The other day, I asked a buddy of mine if he would even miss the Seattle Mariners if they said they were going to pick up and move to Albuquerque tomorrow. He said he would, but not me. At this point in the season, where I’m at my most fed-up with this fucking team, I wouldn’t give two shits if the Seattle Mariners left my life forever. Most likely, I’d follow Felix around and root for whatever team he played for. Then, when he retires, I’d retire my desire for baseball, probably forever.
Hiroshi Yamauchi died on September 19th and a lot of tributes were written. Most of them were positive, as he purchased the team when it was still in a state of flux. The Seattle Mariners very nearly moved to Tampa Bay and if they’d done so, we never would have enjoyed that 1995 season and all the good times that followed, through 2001. Of course, there was a decent amount of negativity written as well. Yamauchi was an absentee owner, there’s no other way to say it. I don’t care if he never attended a Mariners game, and I don’t necessarily think it was a bad thing that he was as hands-off as he was. There are too many cases of meddling owners fucking things up in the world of sports. Honestly, Yamauchi was a refreshing change in that regard. Nevertheless, you can’t ignore the fact that he put Howard Lincoln and Chuck Armstrong in charge. In spite of countless pleas from I would say about 98% of the Mariners fanbase, he stuck by them and left them in charge. You can’t even say their names during the Hall of Fame ceremony for Ken Griffey Jr. without expecting a cascade of boos from an otherwise cheery crowd! I understand the importance of loyalty as much as the next guy, but Howard and Chuck are the biggest fucking boobs on the planet!
So, yeah, Yamauchi gets a lot of credit for “saving baseball in Seattle” as well as a lot of flak for allowing the organization to suck as much dick as it has this past decade-plus.
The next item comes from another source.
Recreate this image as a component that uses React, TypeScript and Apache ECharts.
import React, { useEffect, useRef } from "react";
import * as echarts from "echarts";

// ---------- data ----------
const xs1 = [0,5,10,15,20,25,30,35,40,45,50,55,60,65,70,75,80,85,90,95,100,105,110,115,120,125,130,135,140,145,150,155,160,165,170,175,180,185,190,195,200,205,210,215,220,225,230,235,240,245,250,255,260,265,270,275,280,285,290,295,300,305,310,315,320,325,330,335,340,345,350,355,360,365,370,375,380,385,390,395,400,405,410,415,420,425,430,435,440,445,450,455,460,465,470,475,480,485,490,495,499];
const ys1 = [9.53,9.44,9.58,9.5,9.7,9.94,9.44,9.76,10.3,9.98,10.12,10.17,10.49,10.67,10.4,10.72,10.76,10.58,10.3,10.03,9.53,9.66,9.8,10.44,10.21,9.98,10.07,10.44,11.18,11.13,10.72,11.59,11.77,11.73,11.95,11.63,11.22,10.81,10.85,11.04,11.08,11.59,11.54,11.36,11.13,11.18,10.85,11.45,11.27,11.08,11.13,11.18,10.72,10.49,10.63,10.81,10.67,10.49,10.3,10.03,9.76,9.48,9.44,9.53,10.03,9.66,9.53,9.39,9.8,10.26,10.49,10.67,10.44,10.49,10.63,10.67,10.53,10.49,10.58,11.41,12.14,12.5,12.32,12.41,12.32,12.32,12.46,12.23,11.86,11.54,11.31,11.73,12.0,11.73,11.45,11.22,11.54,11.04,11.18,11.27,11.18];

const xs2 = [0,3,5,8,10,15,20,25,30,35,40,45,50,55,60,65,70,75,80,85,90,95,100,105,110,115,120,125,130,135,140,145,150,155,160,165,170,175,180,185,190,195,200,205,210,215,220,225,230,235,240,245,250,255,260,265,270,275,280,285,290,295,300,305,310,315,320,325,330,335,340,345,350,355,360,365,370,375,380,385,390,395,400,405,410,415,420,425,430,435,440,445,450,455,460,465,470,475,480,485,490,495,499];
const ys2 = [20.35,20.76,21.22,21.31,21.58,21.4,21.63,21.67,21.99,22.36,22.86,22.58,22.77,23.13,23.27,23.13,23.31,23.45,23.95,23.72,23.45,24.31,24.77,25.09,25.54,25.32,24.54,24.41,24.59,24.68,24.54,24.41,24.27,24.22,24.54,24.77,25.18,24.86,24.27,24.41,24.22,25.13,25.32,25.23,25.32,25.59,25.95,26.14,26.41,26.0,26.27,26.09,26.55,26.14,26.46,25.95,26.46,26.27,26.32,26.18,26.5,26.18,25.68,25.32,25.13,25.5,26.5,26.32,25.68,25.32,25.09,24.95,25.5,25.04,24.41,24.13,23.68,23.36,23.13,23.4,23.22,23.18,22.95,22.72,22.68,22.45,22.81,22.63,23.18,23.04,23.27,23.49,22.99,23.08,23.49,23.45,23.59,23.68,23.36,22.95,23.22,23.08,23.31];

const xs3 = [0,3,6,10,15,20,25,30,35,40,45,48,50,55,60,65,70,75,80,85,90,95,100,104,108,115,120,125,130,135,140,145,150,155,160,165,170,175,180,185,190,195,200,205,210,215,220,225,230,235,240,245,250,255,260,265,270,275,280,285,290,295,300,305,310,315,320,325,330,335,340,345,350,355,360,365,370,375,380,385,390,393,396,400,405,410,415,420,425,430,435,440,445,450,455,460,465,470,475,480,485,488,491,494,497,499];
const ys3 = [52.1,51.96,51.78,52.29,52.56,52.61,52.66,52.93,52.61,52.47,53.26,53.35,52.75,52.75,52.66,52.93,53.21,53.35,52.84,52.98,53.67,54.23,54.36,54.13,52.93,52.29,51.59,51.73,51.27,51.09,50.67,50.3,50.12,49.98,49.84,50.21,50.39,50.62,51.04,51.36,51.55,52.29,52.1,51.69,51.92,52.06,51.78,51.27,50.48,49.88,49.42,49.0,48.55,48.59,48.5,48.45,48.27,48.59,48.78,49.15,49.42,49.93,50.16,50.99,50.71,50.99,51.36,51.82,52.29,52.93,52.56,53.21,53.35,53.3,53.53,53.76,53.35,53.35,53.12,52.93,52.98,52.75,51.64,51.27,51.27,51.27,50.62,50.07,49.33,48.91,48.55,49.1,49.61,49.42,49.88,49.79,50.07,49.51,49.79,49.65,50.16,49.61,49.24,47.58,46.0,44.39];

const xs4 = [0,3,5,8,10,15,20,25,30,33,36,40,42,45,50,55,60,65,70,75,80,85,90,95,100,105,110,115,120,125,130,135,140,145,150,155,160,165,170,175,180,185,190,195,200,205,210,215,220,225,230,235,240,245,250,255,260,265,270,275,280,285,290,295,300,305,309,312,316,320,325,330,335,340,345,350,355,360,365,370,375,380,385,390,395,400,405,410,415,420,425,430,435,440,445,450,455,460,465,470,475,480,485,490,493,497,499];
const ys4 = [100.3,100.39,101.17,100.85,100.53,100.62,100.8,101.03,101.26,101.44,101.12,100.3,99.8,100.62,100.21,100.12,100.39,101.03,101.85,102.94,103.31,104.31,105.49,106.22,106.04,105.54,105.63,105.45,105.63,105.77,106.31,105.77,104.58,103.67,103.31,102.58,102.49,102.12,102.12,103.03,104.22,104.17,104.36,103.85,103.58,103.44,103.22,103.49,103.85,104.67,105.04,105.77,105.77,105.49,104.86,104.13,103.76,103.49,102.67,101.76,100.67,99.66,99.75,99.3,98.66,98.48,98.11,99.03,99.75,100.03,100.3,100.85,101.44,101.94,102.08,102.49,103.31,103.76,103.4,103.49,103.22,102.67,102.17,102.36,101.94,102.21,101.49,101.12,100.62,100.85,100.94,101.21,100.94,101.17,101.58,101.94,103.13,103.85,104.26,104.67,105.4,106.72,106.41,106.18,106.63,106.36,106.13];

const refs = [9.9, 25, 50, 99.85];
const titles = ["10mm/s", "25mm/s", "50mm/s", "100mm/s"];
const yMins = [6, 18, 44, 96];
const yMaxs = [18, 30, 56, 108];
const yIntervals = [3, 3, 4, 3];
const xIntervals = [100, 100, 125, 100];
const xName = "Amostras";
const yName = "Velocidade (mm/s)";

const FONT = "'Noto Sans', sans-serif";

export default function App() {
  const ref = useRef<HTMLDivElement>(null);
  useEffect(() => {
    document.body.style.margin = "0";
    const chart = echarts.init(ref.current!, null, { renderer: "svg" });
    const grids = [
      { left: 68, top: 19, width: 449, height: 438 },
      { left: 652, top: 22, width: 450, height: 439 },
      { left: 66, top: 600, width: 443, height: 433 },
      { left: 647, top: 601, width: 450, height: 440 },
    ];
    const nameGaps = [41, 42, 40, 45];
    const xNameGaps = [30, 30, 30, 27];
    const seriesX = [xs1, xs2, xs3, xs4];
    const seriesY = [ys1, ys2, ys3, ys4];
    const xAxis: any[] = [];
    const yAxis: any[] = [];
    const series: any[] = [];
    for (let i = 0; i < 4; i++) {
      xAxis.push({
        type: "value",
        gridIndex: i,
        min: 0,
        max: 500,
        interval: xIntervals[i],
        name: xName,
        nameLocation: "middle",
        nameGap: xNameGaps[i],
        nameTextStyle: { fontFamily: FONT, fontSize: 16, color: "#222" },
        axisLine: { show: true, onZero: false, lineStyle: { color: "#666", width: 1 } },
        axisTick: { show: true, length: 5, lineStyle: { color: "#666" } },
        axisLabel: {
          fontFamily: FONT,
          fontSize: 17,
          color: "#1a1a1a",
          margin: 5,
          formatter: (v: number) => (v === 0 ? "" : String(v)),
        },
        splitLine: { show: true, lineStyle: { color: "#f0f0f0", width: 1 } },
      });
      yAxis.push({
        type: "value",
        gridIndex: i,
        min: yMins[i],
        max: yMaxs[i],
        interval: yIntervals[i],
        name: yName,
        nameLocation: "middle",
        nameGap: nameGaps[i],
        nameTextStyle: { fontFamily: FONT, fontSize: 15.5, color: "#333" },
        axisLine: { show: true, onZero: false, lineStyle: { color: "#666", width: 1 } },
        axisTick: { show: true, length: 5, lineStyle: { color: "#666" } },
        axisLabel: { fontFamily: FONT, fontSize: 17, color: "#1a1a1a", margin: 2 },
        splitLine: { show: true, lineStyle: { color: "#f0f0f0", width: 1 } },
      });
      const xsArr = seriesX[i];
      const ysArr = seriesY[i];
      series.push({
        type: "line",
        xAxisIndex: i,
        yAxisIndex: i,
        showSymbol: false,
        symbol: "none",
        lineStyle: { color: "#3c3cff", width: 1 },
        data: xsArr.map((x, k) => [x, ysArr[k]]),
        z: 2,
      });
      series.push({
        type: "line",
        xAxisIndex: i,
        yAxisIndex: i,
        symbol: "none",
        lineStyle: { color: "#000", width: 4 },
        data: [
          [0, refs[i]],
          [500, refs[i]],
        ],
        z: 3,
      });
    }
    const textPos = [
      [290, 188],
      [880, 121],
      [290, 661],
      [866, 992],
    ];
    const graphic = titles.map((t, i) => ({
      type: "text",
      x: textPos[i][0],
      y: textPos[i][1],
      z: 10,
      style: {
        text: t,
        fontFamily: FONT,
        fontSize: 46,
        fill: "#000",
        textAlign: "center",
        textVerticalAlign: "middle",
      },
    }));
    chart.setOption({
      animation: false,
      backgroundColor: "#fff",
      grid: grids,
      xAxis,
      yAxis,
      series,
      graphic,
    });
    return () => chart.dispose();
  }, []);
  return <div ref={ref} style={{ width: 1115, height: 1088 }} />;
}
But, why doesn’t anyone comment on the fact that Yamauchi could have saved us a LOT of headaches by simply NOT buying the Seattle Mariners and letting them inevitably move to Tampa Bay?
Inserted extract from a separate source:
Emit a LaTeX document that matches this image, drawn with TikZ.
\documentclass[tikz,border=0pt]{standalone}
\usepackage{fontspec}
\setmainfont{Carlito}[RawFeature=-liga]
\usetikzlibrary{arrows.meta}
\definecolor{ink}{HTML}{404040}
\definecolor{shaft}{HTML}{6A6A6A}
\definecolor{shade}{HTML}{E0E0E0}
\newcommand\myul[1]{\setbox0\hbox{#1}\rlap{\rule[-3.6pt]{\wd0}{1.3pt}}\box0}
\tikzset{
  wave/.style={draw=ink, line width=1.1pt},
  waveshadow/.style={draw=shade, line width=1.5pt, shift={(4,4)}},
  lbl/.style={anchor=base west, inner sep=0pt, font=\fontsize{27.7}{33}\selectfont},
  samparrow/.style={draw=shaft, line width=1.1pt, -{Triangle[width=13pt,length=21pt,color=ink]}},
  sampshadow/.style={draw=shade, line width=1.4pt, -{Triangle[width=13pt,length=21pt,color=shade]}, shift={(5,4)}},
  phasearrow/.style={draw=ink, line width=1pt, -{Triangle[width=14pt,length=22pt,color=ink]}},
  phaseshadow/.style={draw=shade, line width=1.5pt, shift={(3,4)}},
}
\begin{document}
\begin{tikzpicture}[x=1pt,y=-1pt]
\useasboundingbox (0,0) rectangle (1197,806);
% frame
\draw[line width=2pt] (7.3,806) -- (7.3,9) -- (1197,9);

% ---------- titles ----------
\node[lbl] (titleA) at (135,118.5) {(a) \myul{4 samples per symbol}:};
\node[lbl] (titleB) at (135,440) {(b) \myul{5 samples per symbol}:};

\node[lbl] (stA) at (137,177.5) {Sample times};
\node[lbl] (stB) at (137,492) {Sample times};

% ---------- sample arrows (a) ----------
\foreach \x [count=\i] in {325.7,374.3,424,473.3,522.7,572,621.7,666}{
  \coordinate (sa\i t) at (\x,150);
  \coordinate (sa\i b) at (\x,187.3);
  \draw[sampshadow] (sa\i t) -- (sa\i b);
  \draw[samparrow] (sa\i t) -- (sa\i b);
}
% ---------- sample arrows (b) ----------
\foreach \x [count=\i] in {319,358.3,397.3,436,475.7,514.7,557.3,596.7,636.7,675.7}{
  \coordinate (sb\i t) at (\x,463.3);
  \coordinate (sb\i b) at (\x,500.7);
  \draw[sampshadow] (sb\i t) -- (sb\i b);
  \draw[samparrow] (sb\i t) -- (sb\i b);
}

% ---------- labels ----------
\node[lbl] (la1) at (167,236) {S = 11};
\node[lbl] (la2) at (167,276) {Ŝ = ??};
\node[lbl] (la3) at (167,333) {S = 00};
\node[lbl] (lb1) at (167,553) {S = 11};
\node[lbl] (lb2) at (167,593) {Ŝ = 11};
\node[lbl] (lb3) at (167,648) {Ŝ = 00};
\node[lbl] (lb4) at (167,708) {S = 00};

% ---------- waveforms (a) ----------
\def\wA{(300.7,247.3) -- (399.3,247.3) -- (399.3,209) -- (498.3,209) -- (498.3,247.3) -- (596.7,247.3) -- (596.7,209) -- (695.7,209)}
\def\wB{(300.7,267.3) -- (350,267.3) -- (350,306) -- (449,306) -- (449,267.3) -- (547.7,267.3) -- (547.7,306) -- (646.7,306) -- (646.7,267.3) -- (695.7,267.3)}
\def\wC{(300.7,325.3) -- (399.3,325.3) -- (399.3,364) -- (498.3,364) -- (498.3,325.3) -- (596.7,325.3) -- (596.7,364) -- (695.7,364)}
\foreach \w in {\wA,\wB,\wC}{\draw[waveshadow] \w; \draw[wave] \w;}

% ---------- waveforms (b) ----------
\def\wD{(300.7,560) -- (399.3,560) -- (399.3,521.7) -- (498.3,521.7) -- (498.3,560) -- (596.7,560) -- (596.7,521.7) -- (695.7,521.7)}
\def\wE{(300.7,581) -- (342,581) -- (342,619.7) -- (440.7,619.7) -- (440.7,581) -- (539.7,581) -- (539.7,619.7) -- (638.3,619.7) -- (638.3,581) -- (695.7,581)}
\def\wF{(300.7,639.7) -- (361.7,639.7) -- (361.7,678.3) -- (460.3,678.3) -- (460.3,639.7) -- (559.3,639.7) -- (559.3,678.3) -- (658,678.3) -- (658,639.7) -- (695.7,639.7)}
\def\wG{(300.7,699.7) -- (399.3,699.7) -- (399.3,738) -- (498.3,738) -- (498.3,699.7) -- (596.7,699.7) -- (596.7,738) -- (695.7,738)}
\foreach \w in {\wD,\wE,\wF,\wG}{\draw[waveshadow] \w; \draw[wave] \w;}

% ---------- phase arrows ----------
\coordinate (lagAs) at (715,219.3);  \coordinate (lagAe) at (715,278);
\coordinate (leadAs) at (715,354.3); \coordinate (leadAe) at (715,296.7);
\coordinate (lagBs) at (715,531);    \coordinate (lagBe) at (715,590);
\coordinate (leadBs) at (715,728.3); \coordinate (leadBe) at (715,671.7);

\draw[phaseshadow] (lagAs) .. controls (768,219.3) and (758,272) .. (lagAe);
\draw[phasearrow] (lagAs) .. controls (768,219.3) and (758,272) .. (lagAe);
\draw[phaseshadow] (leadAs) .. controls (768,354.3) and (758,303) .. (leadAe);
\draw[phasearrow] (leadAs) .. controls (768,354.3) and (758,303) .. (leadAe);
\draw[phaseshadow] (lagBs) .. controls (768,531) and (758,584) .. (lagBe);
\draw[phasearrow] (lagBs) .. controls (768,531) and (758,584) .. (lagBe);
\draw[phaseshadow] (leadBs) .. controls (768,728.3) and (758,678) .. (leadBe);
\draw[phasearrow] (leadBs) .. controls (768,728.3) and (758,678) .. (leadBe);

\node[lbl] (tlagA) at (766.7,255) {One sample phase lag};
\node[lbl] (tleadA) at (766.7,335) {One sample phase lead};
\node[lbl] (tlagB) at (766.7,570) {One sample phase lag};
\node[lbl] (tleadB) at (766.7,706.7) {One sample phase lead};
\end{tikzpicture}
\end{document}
I became a fan of the Seattle Mariners during their stretch run of 1995. Before that year, I hadn’t seen a single baseball game, and I was 14 at the time! It was football, then basketball with me (and to this day, still is). Had the Mariners moved in 1992 or whenever the fuck, I never would’ve had the opportunity to be sucked in! Seattle would have lost Major League Baseball and to this day we probably would have yet to get it back (or, we’d currently be the Seattle Rays, who with proper ownership, would be contending for annual playoff spots).
Yes, we would lose all of those wonderful memories of Ken Griffey Jr. and Edgar Martinez and all of that. But we’d gain years of our lives back! Years where we wouldn’t have to dwell on the piss-poor baseball being played in our own backyard! Is it really better to have loved & lost than to have never loved at all? I don’t know! What if that “love” of which you speak is never really lost, but sticks with you, festering? Soured by years of neglect and taking one another for granted. Hiroshi Yamauchi could have done me a real solid by looking at the offer to purchase the Seattle Mariners and saying, “No thanks.”
Who knows? Maybe I would’ve become a baseball fan anyway. Maybe I would’ve become one of those insufferable Red Sox fans back in 2004. Yeah, we mock all of those Bellevue Red Sox fans, but do you know how many fucks they give? Zero. Zero fucks. Because, right or wrong, they root for a team that has won two titles in the past decade. They root for a team that knows how to win and make the playoffs consistently. They root for an organization that has one down year and then immediately reloads for another pennant chase. AND, they don’t have to live in Boston, so it’s win-win-win-win-win.